Date of Award

9-2020

Degree Name

MS in Electrical Engineering

Department/Program

Electrical Engineering

College

College of Engineering

Advisor

Jane Zhang

Advisor Department

Electrical Engineering

Advisor College

College of Engineering

Abstract

Strawberry is an important cash crop in California, and its supply accounts for 80% of the US market [2]. However, in current practice, strawberries are picked manually, which is very labor-intensive and time-consuming. In addition, the farmers need to hire an appropriate number of laborers to harvest the berries based on the estimated volume. When overestimating the yield, it will cause a waste of human resources, while underestimating the yield will cause the loss of the strawberry harvest [3]. Therefore, accurately estimating harvest volume in the field is important to farmers. This paper focuses on an image-based solution to detect strawberries in the field by using the traditional computer vision technique and deep learning method.

When strawberries are in different growth stages, there are considerable differences in their color. Therefore, various color spaces are first studied in this work, and the most effective color components are used in detecting strawberries and differentiating mature and immature strawberries.

In some color channels such as the R color channel from the RGB color model, Hue color channel from the HSV color model, 'a' color channel from the Lab color model, the pixels belonging to ripe strawberries are clearly distinguished from the background pixels. Thus, the color-based K-mean cluster algorithm to detect red strawberries will be exploited. Finally, it achieves a 90.5% truth-positive rate for detecting red strawberries. For detecting the unripe strawberry, this thesis first trained the Support Vector Machine classifier based on the HOG feature. After optimizing the classifier through hard negative mining, the truth-positive rate reached 81.11%.

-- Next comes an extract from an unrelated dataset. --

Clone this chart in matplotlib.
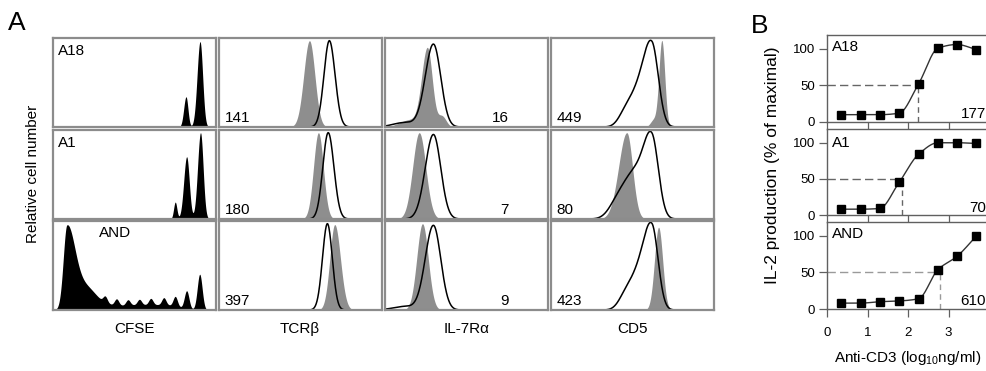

Finally, when exploring the deep learning model, two detectors based on different pre-trained models were trained using TensorFlow Object Detection API with the acceleration of Amazon Web Services' GPU instance. When detecting in a single strawberry plant image, they have achieved truth-positive rates of 89.2% and 92.3%, respectively; while in the strawberry field image with multiple plants, they have reached 85.5% and 86.3%.